Kedatangan Flanker E, julukan NATO untuk si SU35 setidaknya akan memberikan menu baru bagi kegiatan operasional TNI AU. Menu itu tentu menggairahkan. Kita sudah punya 16 jet tempur Sukhoi Su-27/30, dan 34 jet tempur F-16. Kita sudah memiliki 36 jet tempur Hawk, kita sedang meningkatkan kemampuan tempur 15 jet latih T-50 golden eagle dengan memasang radar dan rudal. Kita juga punya 15 jet coin (counter insurgency) super tucano. Sukhoi SU-35 adalah puncak kegairahan menu operasional TNI AU dan sekaligus mempertajam taring tentara langit Indonesia.
Kepemilikan jet tempur superioritas udara Sukhoi SU35 bukan untuk gagah-gagahan tetapi sebuah kepantasan untuk menjadi payung pertahanan teritori udara. Apalagi kiri kanan muka belakang negeri ini alutsistanya juga pada seram semua. Australia punya F-35, Singapura sebentar lagi punya F-35, di seberang Natuna apalagi, ada naga yang sedang menggeliat dan sewaktu-waktu menyemburkan api. Jadi kita harus siaga, waspada. Salah satu caranya perkuat militer, perkuat alutsistanya dan perkuat kembali karakter kebangsaaan kita sebagai nasionalis patriotik.

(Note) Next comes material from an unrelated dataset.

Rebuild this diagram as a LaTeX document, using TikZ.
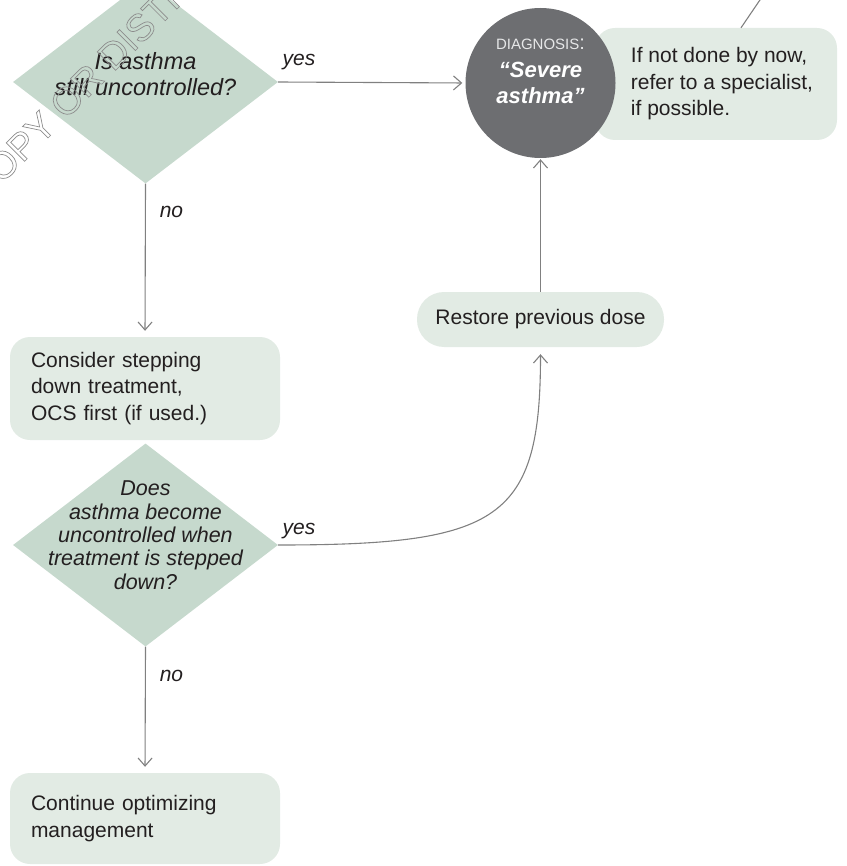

Esensi penguatan militer seperti mendatangkan sejumlah jet tempur galak Sukhoi SU35 adalah untuk memastikan kekuatan kepercayaan diri dalam menjaga kewibawaan teritori NKRI. Negara yang memiliki militer dan persenjataan yang kuat tentu menjadi kekuatan bargaining dalam pola diplomasi antar negara. Indonesia perekonomiannya tumbuh bagus, sedang giat membangun infrastruktur, masuk kelompok G20, sumber daya alamnya melimpah, sumber daya manusianya juga melimpah. Sangat wajar jika semua kehebatan itu dipayungi oleh sebuah kekuatan militer yang kuat. Kuat di karakter nasionalis patriotik dan kuat di teknologi alutsistanya.